17. The apparatus according to claim 1, in which the speculative side-channel mitigation measure comprises inserting, into a sequence of micro-operations to be processed by the processing circuitry, a speculation barrier micro-operation for controlling the processing circuitry to disable speculative processing of micro-operations after the speculation barrier micro-operation until any micro-operations preceding the speculation barrier micro-operation have been resolved.

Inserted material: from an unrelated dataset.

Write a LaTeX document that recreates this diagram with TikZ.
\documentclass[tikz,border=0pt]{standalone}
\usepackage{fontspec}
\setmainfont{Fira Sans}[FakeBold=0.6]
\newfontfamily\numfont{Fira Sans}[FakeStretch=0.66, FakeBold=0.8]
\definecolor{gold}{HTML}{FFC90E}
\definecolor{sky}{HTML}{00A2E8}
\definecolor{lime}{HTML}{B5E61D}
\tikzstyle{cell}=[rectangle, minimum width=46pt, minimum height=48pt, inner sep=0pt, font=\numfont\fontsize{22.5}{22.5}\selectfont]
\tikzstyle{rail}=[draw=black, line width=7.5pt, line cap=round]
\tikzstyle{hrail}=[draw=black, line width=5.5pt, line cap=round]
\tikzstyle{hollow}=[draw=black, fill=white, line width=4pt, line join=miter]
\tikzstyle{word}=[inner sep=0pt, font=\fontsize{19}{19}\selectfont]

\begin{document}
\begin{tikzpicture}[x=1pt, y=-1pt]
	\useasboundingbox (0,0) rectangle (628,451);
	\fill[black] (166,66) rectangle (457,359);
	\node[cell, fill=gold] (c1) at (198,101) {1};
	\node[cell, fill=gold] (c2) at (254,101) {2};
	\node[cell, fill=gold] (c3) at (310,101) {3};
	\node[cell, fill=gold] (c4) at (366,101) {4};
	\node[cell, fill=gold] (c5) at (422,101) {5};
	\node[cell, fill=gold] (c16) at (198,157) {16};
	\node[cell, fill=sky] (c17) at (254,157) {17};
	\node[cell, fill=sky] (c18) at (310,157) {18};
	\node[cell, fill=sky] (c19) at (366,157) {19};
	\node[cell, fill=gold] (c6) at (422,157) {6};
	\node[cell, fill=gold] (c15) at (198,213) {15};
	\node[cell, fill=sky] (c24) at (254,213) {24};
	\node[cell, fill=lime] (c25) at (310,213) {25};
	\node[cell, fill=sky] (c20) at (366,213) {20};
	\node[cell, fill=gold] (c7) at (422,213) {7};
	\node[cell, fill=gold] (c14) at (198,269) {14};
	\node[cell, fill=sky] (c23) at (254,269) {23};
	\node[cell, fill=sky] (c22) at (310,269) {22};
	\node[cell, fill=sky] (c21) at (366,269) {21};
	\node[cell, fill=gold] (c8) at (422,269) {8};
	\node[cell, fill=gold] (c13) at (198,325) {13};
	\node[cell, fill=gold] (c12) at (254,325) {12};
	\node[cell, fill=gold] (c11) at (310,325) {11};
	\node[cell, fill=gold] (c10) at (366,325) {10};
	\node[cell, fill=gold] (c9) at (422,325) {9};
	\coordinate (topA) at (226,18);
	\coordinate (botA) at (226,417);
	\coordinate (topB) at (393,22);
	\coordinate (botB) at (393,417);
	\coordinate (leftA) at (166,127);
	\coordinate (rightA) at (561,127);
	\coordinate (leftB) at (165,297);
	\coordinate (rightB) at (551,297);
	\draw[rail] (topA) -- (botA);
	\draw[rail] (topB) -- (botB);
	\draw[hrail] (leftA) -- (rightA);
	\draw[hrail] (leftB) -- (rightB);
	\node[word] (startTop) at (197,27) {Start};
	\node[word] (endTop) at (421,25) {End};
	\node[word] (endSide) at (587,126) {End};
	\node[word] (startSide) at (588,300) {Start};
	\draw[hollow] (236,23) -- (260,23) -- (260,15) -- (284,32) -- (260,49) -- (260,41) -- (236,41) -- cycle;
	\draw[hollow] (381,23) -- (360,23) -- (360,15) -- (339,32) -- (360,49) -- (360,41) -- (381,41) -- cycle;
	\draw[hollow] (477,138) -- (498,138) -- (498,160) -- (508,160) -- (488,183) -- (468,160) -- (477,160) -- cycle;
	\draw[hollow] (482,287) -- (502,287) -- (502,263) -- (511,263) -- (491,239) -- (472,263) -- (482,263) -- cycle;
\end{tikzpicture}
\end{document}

18. The apparatus according to claim 1, in which the speculative side-channel mitigation measure comprises:

slowing or halting processing of micro-operations by the processing circuitry; or

flushing or invalidating at least a portion of a data cache for caching data read in response to read micro-operations.

19. (canceled)

20. The apparatus according to claim 1, in which the cache comprises one of an instruction cache to cache instructions to be decoded to generate the micro-operations to be processed by the processing circuitry;

a micro-operation cache to cache micro-operations generated by decoding of instructions; or

a trace cache to cache sequences of micro-operations indicative of an order in which the micro-operations were previously processed by the processing circuitry.

21. (canceled)

22. (canceled)

23. A data processing method comprising:

processing micro-operations using processing circuitry supporting speculative processing of read micro-operations for reading data from a memory system;

storing in a cache the micro-operations or instructions decoded to generate the micro-operations; and

annotating at least one cached micro-operation or instruction in the cache with annotation information depending on analysis of whether a read micro-operation satisfies a speculative side-channel condition indicative of a risk of information leakage if the read micro-operation is processed speculatively; and

determining whether to trigger a speculative side-channel mitigation measure depending on the annotation information stored in the cache.